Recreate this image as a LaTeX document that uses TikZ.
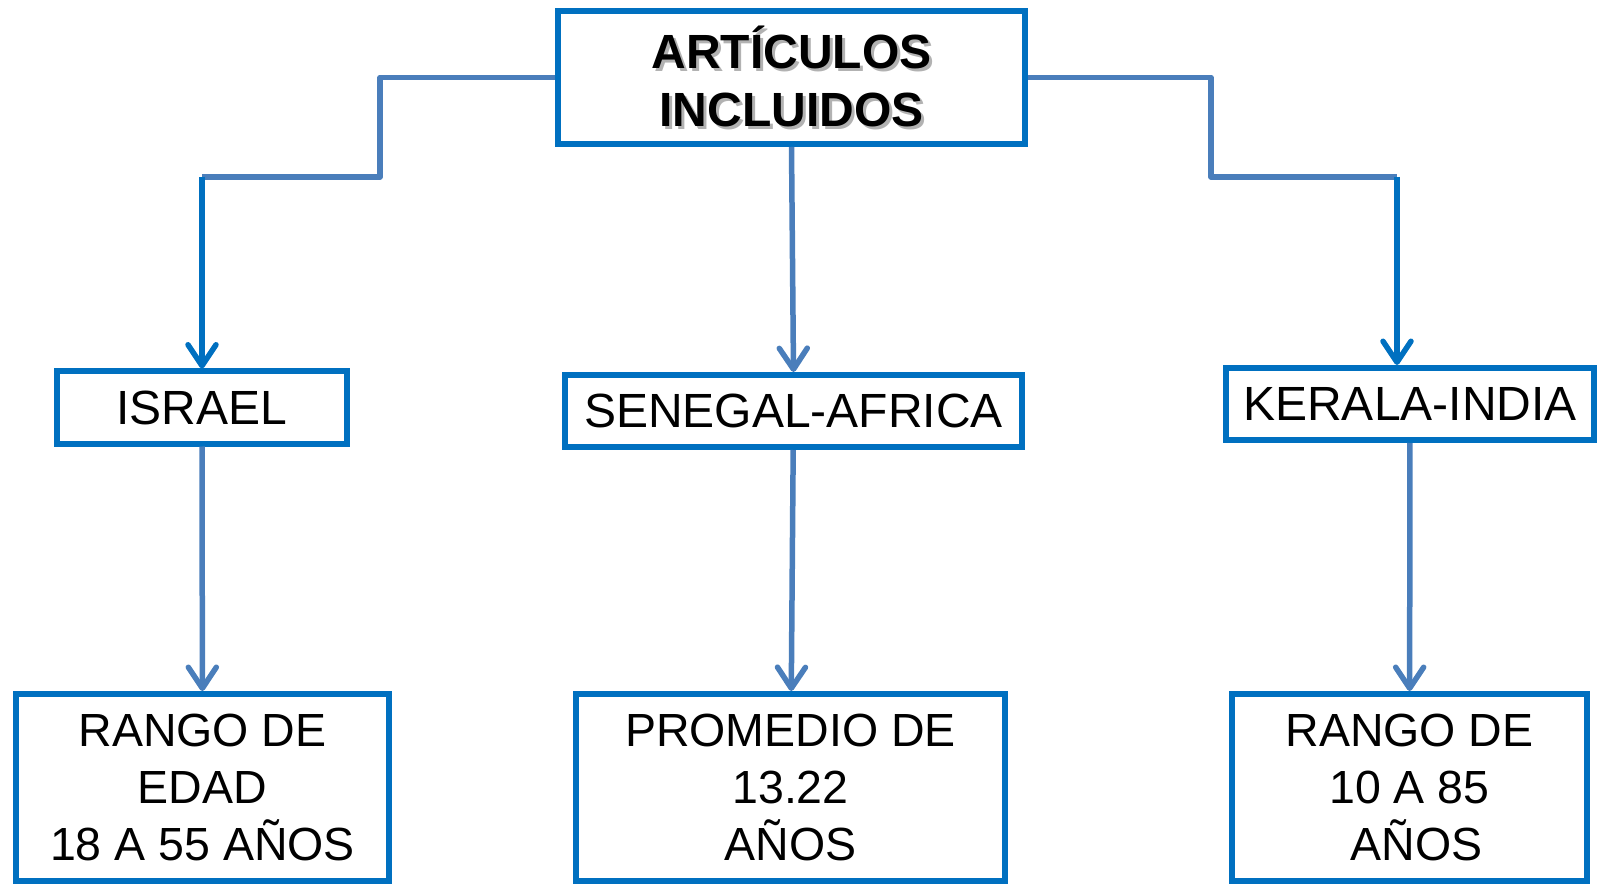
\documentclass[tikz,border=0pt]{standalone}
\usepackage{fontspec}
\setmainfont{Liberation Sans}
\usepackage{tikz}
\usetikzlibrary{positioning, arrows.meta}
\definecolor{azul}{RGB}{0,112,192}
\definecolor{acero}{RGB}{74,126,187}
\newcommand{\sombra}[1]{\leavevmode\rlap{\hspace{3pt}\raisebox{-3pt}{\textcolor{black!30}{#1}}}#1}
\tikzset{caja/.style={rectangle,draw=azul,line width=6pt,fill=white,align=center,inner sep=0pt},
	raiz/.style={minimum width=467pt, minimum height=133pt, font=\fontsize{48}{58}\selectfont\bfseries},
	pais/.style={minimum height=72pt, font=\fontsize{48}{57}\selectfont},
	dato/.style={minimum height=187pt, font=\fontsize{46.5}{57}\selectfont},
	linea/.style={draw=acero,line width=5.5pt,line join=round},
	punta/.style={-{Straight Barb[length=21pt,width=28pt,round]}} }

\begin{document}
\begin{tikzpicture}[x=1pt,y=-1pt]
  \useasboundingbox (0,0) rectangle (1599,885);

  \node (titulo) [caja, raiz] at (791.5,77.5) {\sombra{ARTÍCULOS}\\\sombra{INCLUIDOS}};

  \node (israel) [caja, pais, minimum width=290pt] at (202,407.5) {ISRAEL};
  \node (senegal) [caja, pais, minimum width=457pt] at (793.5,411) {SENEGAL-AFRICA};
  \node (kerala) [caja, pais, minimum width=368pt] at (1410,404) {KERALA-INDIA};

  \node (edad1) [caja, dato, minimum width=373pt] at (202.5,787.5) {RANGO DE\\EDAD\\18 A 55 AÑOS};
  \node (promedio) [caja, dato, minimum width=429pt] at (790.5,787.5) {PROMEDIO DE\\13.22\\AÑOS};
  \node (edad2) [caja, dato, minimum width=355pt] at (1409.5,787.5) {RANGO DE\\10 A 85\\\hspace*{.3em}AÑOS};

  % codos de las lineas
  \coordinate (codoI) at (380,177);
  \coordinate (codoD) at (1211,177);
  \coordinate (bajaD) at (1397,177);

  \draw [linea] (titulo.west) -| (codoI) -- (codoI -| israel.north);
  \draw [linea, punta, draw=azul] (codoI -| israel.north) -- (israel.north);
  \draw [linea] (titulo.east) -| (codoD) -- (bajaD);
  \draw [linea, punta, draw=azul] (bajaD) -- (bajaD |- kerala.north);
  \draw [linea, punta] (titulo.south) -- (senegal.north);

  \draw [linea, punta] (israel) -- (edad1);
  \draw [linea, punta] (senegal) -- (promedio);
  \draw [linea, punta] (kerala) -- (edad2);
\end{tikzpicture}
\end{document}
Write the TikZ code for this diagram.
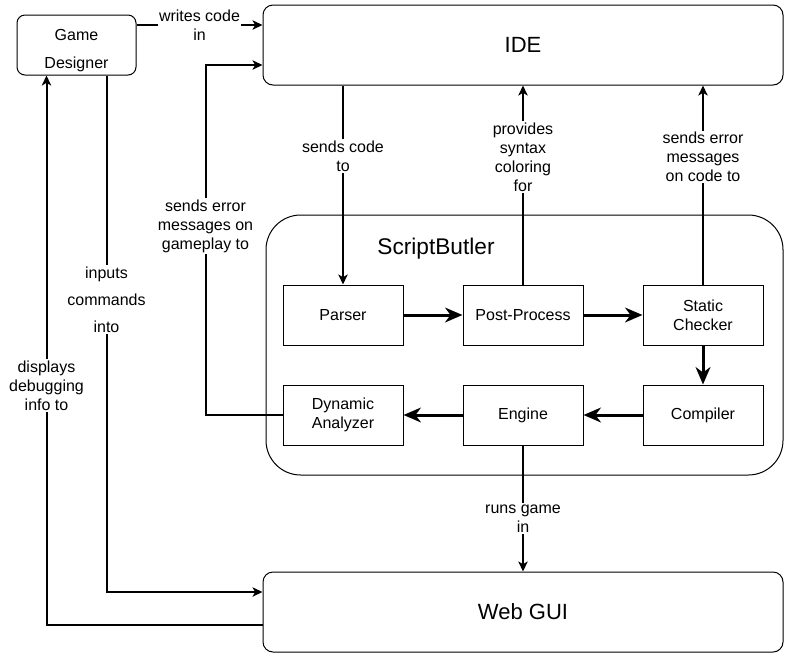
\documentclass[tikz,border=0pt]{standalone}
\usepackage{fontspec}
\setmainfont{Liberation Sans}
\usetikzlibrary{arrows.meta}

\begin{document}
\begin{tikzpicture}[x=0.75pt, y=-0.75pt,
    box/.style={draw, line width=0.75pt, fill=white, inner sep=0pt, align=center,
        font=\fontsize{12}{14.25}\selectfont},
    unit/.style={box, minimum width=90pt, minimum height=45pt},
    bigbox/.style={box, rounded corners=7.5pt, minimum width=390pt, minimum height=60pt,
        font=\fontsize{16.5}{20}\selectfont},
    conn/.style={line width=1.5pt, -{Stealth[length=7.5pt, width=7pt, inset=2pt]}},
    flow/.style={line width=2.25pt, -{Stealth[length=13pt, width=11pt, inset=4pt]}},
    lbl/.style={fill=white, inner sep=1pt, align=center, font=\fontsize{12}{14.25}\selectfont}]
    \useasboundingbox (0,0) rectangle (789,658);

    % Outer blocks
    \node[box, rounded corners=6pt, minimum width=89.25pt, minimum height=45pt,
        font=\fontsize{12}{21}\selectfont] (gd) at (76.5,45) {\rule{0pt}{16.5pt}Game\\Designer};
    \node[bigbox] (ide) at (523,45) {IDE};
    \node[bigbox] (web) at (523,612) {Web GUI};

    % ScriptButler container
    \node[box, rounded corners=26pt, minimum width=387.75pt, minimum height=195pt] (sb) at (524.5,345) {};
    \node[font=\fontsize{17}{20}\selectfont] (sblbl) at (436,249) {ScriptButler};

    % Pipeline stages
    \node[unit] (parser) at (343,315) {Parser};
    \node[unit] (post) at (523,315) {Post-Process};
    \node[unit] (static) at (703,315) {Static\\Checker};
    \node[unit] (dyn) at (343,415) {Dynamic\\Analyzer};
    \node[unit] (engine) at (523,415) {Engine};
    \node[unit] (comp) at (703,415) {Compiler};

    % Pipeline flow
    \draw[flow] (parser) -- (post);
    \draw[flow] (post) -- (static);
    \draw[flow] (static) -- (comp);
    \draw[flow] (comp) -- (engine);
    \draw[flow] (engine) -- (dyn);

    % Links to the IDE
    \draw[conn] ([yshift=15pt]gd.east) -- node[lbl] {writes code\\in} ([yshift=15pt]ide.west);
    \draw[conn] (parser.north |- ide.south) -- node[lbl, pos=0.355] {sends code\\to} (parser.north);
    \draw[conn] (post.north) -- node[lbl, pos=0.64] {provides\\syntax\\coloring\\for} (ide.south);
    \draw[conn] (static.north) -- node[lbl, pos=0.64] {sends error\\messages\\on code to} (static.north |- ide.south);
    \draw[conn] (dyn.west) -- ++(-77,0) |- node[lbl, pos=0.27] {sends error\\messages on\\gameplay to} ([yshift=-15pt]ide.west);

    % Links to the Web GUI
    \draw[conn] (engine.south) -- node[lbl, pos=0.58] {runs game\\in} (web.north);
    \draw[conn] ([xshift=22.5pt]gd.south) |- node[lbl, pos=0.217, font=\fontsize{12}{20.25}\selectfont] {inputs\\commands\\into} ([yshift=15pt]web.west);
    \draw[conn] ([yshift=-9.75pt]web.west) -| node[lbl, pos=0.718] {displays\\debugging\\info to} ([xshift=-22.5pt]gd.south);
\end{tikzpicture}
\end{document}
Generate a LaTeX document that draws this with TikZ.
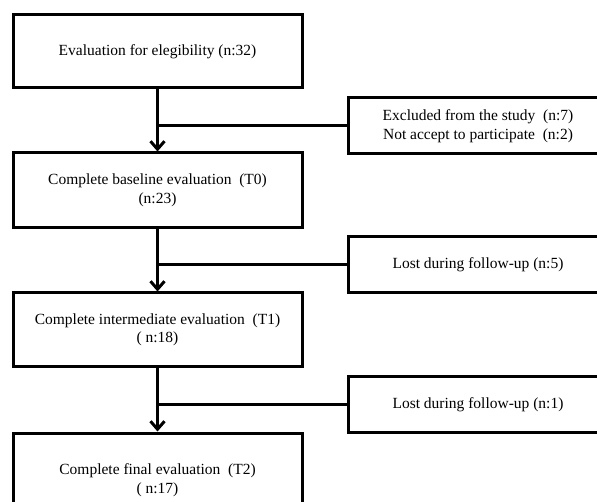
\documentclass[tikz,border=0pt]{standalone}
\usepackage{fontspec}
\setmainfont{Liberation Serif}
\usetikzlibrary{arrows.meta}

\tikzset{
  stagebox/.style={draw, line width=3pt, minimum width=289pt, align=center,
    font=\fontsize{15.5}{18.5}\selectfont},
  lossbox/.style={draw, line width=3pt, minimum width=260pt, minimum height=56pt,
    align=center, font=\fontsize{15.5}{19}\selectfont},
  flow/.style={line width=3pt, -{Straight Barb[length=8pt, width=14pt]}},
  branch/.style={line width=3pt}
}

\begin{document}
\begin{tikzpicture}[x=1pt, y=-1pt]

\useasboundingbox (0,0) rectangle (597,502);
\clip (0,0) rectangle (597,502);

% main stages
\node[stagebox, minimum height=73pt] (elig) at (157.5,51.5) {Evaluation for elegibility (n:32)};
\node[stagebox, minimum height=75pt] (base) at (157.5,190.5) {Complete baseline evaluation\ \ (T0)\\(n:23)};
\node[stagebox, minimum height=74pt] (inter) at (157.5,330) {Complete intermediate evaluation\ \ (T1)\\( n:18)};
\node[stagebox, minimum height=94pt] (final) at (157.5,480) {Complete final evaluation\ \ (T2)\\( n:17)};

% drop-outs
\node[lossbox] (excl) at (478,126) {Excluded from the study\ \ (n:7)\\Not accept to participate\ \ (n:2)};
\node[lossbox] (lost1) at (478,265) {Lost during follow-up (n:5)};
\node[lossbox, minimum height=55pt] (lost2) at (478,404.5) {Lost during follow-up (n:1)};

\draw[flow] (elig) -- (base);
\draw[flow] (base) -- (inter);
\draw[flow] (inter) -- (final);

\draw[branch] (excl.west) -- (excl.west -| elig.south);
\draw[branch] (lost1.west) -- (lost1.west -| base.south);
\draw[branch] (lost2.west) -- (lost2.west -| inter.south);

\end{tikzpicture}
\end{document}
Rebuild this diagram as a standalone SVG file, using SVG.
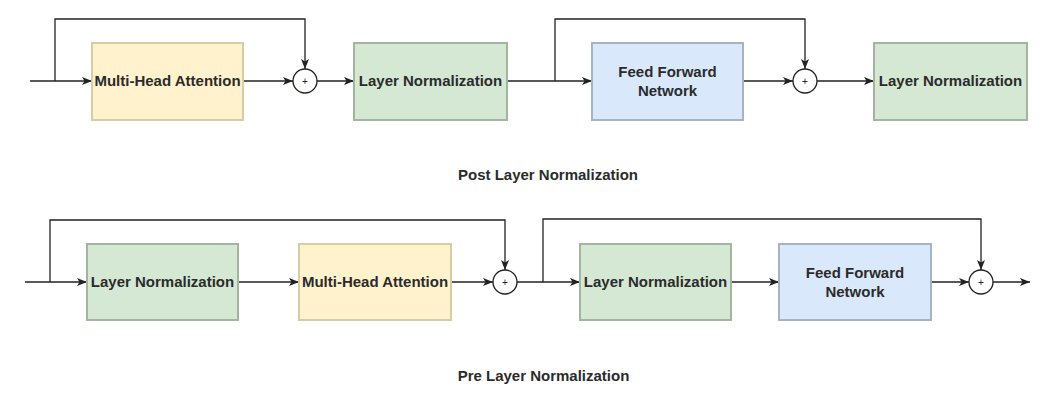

# # # # # # #

## Exercise directions
Up to and including the line containing "(bajaD) at (1397,177);", repeat every line from the start of the data, but none of the pictures.

## Response to this task
Recreate this image as a LaTeX document that uses TikZ.
\documentclass[tikz,border=0pt]{standalone}
\usepackage{fontspec}
\setmainfont{Liberation Sans}
\usepackage{tikz}
\usetikzlibrary{positioning, arrows.meta}
\definecolor{azul}{RGB}{0,112,192}
\definecolor{acero}{RGB}{74,126,187}
\newcommand{\sombra}[1]{\leavevmode\rlap{\hspace{3pt}\raisebox{-3pt}{\textcolor{black!30}{#1}}}#1}
\tikzset{caja/.style={rectangle,draw=azul,line width=6pt,fill=white,align=center,inner sep=0pt},
	raiz/.style={minimum width=467pt, minimum height=133pt, font=\fontsize{48}{58}\selectfont\bfseries},
	pais/.style={minimum height=72pt, font=\fontsize{48}{57}\selectfont},
	dato/.style={minimum height=187pt, font=\fontsize{46.5}{57}\selectfont},
	linea/.style={draw=acero,line width=5.5pt,line join=round},
	punta/.style={-{Straight Barb[length=21pt,width=28pt,round]}} }

\begin{document}
\begin{tikzpicture}[x=1pt,y=-1pt]
  \useasboundingbox (0,0) rectangle (1599,885);

  \node (titulo) [caja, raiz] at (791.5,77.5) {\sombra{ARTÍCULOS}\\\sombra{INCLUIDOS}};

  \node (israel) [caja, pais, minimum width=290pt] at (202,407.5) {ISRAEL};
  \node (senegal) [caja, pais, minimum width=457pt] at (793.5,411) {SENEGAL-AFRICA};
  \node (kerala) [caja, pais, minimum width=368pt] at (1410,404) {KERALA-INDIA};

  \node (edad1) [caja, dato, minimum width=373pt] at (202.5,787.5) {RANGO DE\\EDAD\\18 A 55 AÑOS};
  \node (promedio) [caja, dato, minimum width=429pt] at (790.5,787.5) {PROMEDIO DE\\13.22\\AÑOS};
  \node (edad2) [caja, dato, minimum width=355pt] at (1409.5,787.5) {RANGO DE\\10 A 85\\\hspace*{.3em}AÑOS};

  % codos de las lineas
  \coordinate (codoI) at (380,177);
  \coordinate (codoD) at (1211,177);
  \coordinate (bajaD) at (1397,177);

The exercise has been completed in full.